Just as it is sometimes worth serving brussel sprouts to children to see if they’ll someday cease to cause tableside mutiny, subtitles should be tested on the mainstream movie marketplace every so often. Mel Gibson did it in The Passion of the Christ and grossed a reported $612 million worldwide. The Artist tried a new (old) twist — silent with intertitles — and took home a bunch of Oscars. Now along comes Casa de mi Padre, a Spanish-language parody of a telenovela with subtitles. Can its star, Will Ferrell and his co-producer, old friend Adam McKay, convince a mass audience, the same one that loved their movies Anchorman, The Other Guys and Talledega Nights, that reading at the movies isn’t all that taxing?
As a test case though, Casa de mi Padre is flawed in that it wouldn’t be particularly enticing in any language. About five minutes of its mercifully short 84 minutes would make a nice sketch on Ferrell’s Funny or Die. The rest of Casa de mi Padre tends to the tedious, either because its supposed comedy is inert or involves slow motion eruptions of flesh and blood from fake gunshot wounds. It’s a limp return to goofy form for Ferrell, who impressed in a serious role last spring in Everything Must Go.
Speaking the careful Spanish of a proud tourist, Ferrell plays Armando, the son of a rancher (veteran Mexican actor Pedro Armendariz Jr., in one of his last screen appearances) who is fond of pointing out that Armando has a good heart but a fat head and “the eyes of a small chicken.” Dad’s favorite son (Diego Luna), now a big time drug dealer, arrives home towing a bombshell fiancée (Genesis Rodriguez from Man on a Ledge) and baggage from business dealings with a bigger drug dealer (Gael Garcia Bernal). Armando and the fiancée develop a love-hate relationship that yields a few flashes of humor (She: “I am no good.” He: I am no better!”)
Everyone seems to be having a good time, particularly Luna and Garcia Bernal, the reunited Y Tu Mama Tambien co-stars, and Ferrell, whose gets to sing around a campfire (a song called “Yo No Se” — it’s kind of catchy). But there’s that overwhelming sense that the cast is more in on the joke than we are. The most intriguing aspect of the movie are the hints of border politics. Armando lets loose a screed against not just drug sellers, but drug buyers, namely the Americans these Mexican families are supplying. “Americans are babies who buy big houses with no money,” Armando says, and then launches into everything that’s wrong with the gringos. There’s some real anger and point of view there, but it wanders off somewhere and never comes back, lost perhaps in the fake sagebrush.

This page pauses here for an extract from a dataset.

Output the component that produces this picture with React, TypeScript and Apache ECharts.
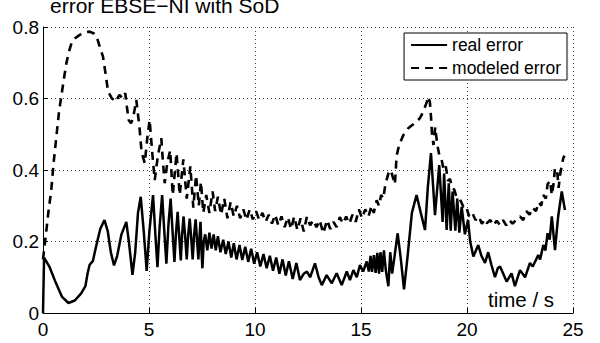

(READ: Rethinking the Art of Subtitles)
The gags about how amateur a medium telenovelas are go on and on, from ridiculous props (Rodriguez rides a fake horse) to bits about continuity issues and technical difficulties, with the supposed 2nd assistant cameraman interrupting a scene to apologize. Ferrell and director Matt Piedmont never progress beyond the most basic of premises: telenovelas and low-rent Mexican exploitation films exist, and are silly, ergo, let’s make fun of them. The audience for the dopey dude humor of Ferrell-McKay productions might well enjoy a laugh at its own Nascar-loving expense in a Talledega Nights style parody, but what is the telenovela to them? Are they even familiar enough with it to breed contempt? The rewards in mocking something inherently silly and unpretentious seem limited, although Ferrell may have enough Latino fans who think it’s a stitch to see this aspect of their culture mocked to make the modestly budgeted Casa a financial hit.
As for all the jokes about sub par filmmaking — there’s a shot of an ominous looking man in a pair of shiny sunglasses, and reflected in one of them, a deliberate mistake, a crew member, glumly chewing through a sandwich — it’s never good to rely so heavily on them when the parody itself is just as lazy and about as smart.